By Lynne McGowan
Patagonia, over a million square km and straddling Chile and Argentina equally, is one empty, barren place like no other. Christened by Magellan in 1520, the name “patagón” was adopted to bluntly describe the big feet of Tehuelches tribes, who made the sweeping pampas landscapes their home. Easily the most famous, “Torres del Paine”, the old ethnic word for blue describing the three towering spires of granite is also one of the most vast national parks. Scenery is breathtakingly impressive, but weather can switch in a whisper from bright sunshine on leaving basecamp to menacing gloom as colossal banks of black clouds shunt over the mountains. Allowing for all seasons in one day is the way to fill your backpack for a hike.
A vast network of paths make trail walking and hiking the most popular activities and people of all ages and levels of fitness are attracted by the well maintained routes and accommodation on offer. Young trekking guides enthuse walkers with their energy and occasionally pushing us ‘oldies’ to traipse further than we might otherwise opt for. The five day ‘W’ and the longer full circuit ‘O’ routes are popular amongst those with endurance and stamina. A rest from trekking is horse riding gaucho style and a surreal sight each morning is to see the herd of horses let loose to gallop across the hotel lawn to the stables. Grey Lake offers another fresh perspective on the scenery with a boat trip to the monumental Grey glacier fringed by floating icebergs in deepest cyan.
Casually wandering the hills and plains are herds of llama-like ‘guanaco’, and ever vigilant for the predatory puma the oldest family member is posted as a watchful sentinel on high outcrops.
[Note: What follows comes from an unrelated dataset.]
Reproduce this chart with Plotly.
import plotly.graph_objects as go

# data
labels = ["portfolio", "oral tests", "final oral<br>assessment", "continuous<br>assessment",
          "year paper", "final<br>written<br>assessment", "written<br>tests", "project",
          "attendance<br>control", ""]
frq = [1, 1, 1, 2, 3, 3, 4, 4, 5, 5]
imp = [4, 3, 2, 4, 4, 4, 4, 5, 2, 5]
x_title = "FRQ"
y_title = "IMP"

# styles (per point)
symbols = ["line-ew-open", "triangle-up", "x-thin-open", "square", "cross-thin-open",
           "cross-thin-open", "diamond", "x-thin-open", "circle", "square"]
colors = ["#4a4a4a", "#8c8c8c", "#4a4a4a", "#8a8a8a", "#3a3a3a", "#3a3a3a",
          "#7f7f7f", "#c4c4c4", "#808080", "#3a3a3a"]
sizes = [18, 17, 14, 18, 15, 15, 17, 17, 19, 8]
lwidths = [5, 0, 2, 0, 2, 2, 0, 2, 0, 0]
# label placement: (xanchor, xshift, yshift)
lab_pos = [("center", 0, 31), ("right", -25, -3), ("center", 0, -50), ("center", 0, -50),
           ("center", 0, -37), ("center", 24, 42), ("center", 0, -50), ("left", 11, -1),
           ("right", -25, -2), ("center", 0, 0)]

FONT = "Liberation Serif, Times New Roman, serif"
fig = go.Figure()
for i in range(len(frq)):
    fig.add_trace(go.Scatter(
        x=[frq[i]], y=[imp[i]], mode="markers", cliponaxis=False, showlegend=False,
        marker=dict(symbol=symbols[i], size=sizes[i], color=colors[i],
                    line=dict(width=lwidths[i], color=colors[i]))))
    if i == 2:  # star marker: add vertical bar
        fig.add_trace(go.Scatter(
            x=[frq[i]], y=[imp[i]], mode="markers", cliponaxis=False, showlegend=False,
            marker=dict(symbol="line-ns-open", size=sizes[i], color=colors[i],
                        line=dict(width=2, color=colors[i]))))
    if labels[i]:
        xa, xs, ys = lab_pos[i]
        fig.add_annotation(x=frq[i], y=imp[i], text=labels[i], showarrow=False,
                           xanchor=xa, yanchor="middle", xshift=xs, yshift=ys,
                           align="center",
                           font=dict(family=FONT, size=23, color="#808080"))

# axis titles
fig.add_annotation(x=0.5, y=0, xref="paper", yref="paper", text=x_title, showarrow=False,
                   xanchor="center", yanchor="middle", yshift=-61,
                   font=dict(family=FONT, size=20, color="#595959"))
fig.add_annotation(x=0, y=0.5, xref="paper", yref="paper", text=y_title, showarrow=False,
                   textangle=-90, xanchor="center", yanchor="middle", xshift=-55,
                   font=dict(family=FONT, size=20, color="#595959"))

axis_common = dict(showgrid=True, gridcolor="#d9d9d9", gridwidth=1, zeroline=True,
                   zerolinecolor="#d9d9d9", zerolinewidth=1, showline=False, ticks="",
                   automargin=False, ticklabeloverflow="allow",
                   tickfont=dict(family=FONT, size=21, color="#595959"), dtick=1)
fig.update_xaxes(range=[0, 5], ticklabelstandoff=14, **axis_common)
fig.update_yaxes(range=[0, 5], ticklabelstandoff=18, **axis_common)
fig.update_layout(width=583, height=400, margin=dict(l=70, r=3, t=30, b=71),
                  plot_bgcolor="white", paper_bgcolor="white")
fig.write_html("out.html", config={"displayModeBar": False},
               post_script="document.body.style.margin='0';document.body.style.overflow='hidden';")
Disappointingly, the puma were elusive or too well camouflaged on our visit to the park, but skeletal evidence of their dawn raids were scattered around. Ostrich-like Rheas, shocking pink flamingos, black-necked swans and the iconic Andean Condor were some of the other creatures spotted on our treks.
Somewhat attracted by a package offered by our travel company “Trailfinders” to include free cocktails as a just reward after a long day hiking, we were obliged to take advantage. And very fine those cocktails were, “Pisco Sours” loaded with mint and served in chunky glasses with bamboo straws and homespun “Calafate Sours” made from local red berries were a delightful way to start the evening. A traditional asado was the culinary highlight and overseen by a beefy chef wearing a dark blue butcher’s apron. In the smoking pit, lamb carcasses were roasted on crosses to crispy “umami” perfection and served with a spicy Chilean red: it was the perfect ending to a day and one of the most memorable meals in the trip. However, hiking up the hills early the next morning proved to be somewhat more challenging than usual.